Another study Simon discusses found higher concentrations of microplastics in the water around an Indonesian reef than on the bustling tourist beaches nearby. in our interview for the Land and Climate Podcast, he stated that “the ocean has so much of it, it’s now just spitting more back onto land by way of wind than it’s getting from land itself”. In other words, we have polluted our environment so much that the tables have turned: it is now polluting us.

"We have polluted our environment so much that the tables have turned: it is now polluting us."

I mean this literally. As the book’s title suggests, other chapters cover the prevalence of plastic in our bodies. We are consuming too much plastic to digest it, with one study finding an average of 800 microplastics per ounce of tissue stuck in our intestines. Scientists have found plastic in human lymph nodes, livers and spleens, and as of 2022, in blood. New research this month has shown microplastics cross blood vessels into vascular tissue, and revealed that different types of plastic collect in different parts of our bodies. Preliminary data suggests our brains have plastic in too.

 

Unsurprisingly, this all carries major health implications; cancerous tissue has been found to have a higher level of plastic than normal, and academics are speculating about risks ranging from neurological disorders to pandemics. In lab experiments plastics have killed or damaged human cells, and inhibited their growth – but there are still a lot more unknowns than knowns.

 

What can we do about it?

Every page of Simon’s book is packed with statistics; no organism or environment escapes untouched by millions or billions of plastic particles. This grounds the book in a needed credibility, given its potential for sensationalism – if you are going to argue that high street clothes might give babies cancer, you need to prove you have done a thorough literature review.

 

The numbers do come at a cost, however, both in terms of prose, and the emotional experience of reading. It is harrowing to hear so many metrics about the massive scale of a problem alongside repeated reminders of how little we understand about its impacts or how to stop it.

 

Above: Microplastics from the Patapsco River, USA, pictured at the laboratory of Dr. Lance Yonkos at the University of Maryland in 2015. ©️ Chesapeake Bay Program

Biodegradable plastics made from plants, which I once presumed would come to replace a lot of plastic, “are just as toxic as regular microplastic”. They just fragment into microplastics even more quickly, and require more plants, space and energy to produce than we can afford at scale.

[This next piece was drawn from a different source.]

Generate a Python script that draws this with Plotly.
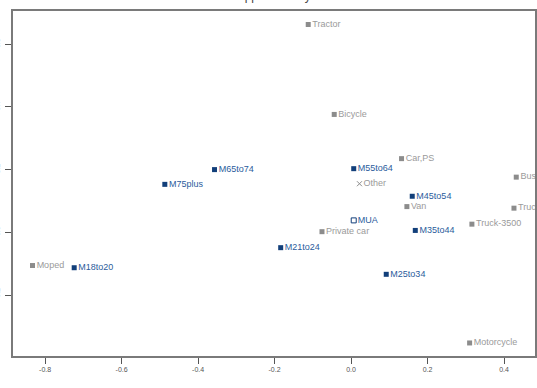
import plotly.graph_objects as go

# Supplementary vehicle categories
veh_names = ["Tractor", "Bicycle", "Moped", "Car,PS", "Van", "Bus", "Truck",
             "Private car", "Truck-3500", "Motorcycle"]
veh_x = [-0.112, -0.044, -0.833, 0.132, 0.146, 0.432, 0.426, -0.076, 0.316, 0.310]
veh_y = [0.663, 0.376, -0.106, 0.235, 0.082, 0.176, 0.077, 0.002, 0.026, -0.353]

# Age groups
age_names = ["M18to20", "M21to24", "M25to34", "M35to44", "M45to54",
             "M55to64", "M65to74", "M75plus"]
age_x = [-0.724, -0.184, 0.092, 0.168, 0.160, 0.007, -0.357, -0.487]
age_y = [-0.113, -0.049, -0.134, 0.006, 0.115, 0.203, 0.200, 0.153]

# Other single points
mua_name = ["MUA"]
mua_x = [0.007]
mua_y = [0.038]
other_name = ["Other"]
other_x = [0.022]
other_y = [0.155]

x_ticks = [-0.8, -0.6, -0.4, -0.2, 0.0, 0.2, 0.4]
x_ticklabels = ["-0.8", "-0.6", "-0.4", "-0.2", "0.0", "0.2", "0.4"]
y_ticks = [-0.2, 0.0, 0.2, 0.4, 0.6]
y_ticklabels = ["-0.2", "0.0", "0.2", "0.4", "0.6"]

FONT = "Liberation Sans, Arial, sans-serif"
GRAY_M = "#8c8c8c"
GRAY_T = "#9a9a9a"
BLUE_M = "#123f7a"
BLUE_T = "#2b5c9c"

fig = go.Figure()
fig.add_trace(go.Scatter(
    x=veh_x, y=veh_y, text=veh_names, mode="markers+text",
    textposition="middle right",
    marker=dict(symbol="square", size=5, color=GRAY_M),
    textfont=dict(family=FONT, size=9, color=GRAY_T),
    cliponaxis=True, showlegend=False))
fig.add_trace(go.Scatter(
    x=age_x, y=age_y, text=age_names, mode="markers+text",
    textposition="middle right",
    marker=dict(symbol="square", size=5, color=BLUE_M),
    textfont=dict(family=FONT, size=9, color=BLUE_T),
    cliponaxis=True, showlegend=False))
fig.add_trace(go.Scatter(
    x=mua_x, y=mua_y, text=mua_name, mode="markers+text",
    textposition="middle right",
    marker=dict(symbol="square-open", size=5, color=BLUE_M, line=dict(width=1)),
    textfont=dict(family=FONT, size=9, color=BLUE_T),
    cliponaxis=True, showlegend=False))
fig.add_trace(go.Scatter(
    x=other_x, y=other_y, text=other_name, mode="markers+text",
    textposition="middle right",
    marker=dict(symbol="x-thin", size=5, color=GRAY_M, line=dict(width=1, color=GRAY_M)),
    textfont=dict(family=FONT, size=9, color=GRAY_T),
    cliponaxis=True, showlegend=False))

fig.add_annotation(
    text="Supplementary variables", xref="paper", yref="paper",
    x=0.411, y=1, xanchor="left", yanchor="bottom", yshift=6,
    showarrow=False, font=dict(family=FONT, size=12, color="#444"))

fig.update_layout(
    width=537, height=388,
    margin=dict(l=13, r=2, t=11, b=32, autoexpand=False),
    paper_bgcolor="white", plot_bgcolor="white",
    font=dict(family=FONT),
    xaxis=dict(range=[-0.884, 0.481], tickvals=x_ticks, ticktext=x_ticklabels,
               automargin=False,
               showgrid=False, zeroline=False, showline=True, linecolor="#7a7a7a",
               linewidth=1.5, mirror=True, ticks="outside", ticklen=6,
               tickcolor="#555", tickfont=dict(size=7, color="#555")),
    yaxis=dict(range=[-0.3946, 0.706], tickvals=y_ticks, ticktext=y_ticklabels,
               automargin=False,
               showgrid=False, zeroline=False, showline=True, linecolor="#7a7a7a",
               linewidth=1.5, mirror=True, ticks="outside", ticklen=6,
               tickcolor="#555", tickangle=-90, ticklabelstandoff=2,
               tickfont=dict(size=7, color="#aaa")),
)

fig.write_html("out.html")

Recycling is effectively written off as a failed scam created by the fossil fuel industry, and Simon is dismissive of schemes to filter or scrub plastic pollution out of the oceans, although the abject stupidity and failure of one does provide a rare laugh while reading. An NGO raised $40 million to construct a 2000ft pipe to collect plastic from the Great Barrier Reef – but they made the pipe out of plastic. Eventually, it snapped in half and had to be towed to Hawaii, fragmenting plastics behind it across multiple oceans.

 

It is the first book I remember reading where the author interrupts the narrative to state “that this stuff is heavy, I know it, and I’m feeling your unease”. I was uneasy reading it, but part of the reason for that is how unfamiliar this information is. I do not find concepts like pollution, biodiversity loss, and cancer as emotionally taxing in other contexts. Being shocked is draining.

 

Ultimately, Simon does discuss solutions, giving some catharsis. But most of these solutions basically boil down to not producing and using plastic, which is not really actionable for most people. What is achievable, is to read this book, and then write and speak about plastic as much as you can. Next time you are chatting at a graduation party, you should just have one word to say.

 

A Poison Like No Other: How Microplastics Corrupted Our Planet and Our Bodies is available now from Island Press

Endnotes

[1] 16th-23rd Jan, based on analysis using NodeXL of tweets featuring “plastic”.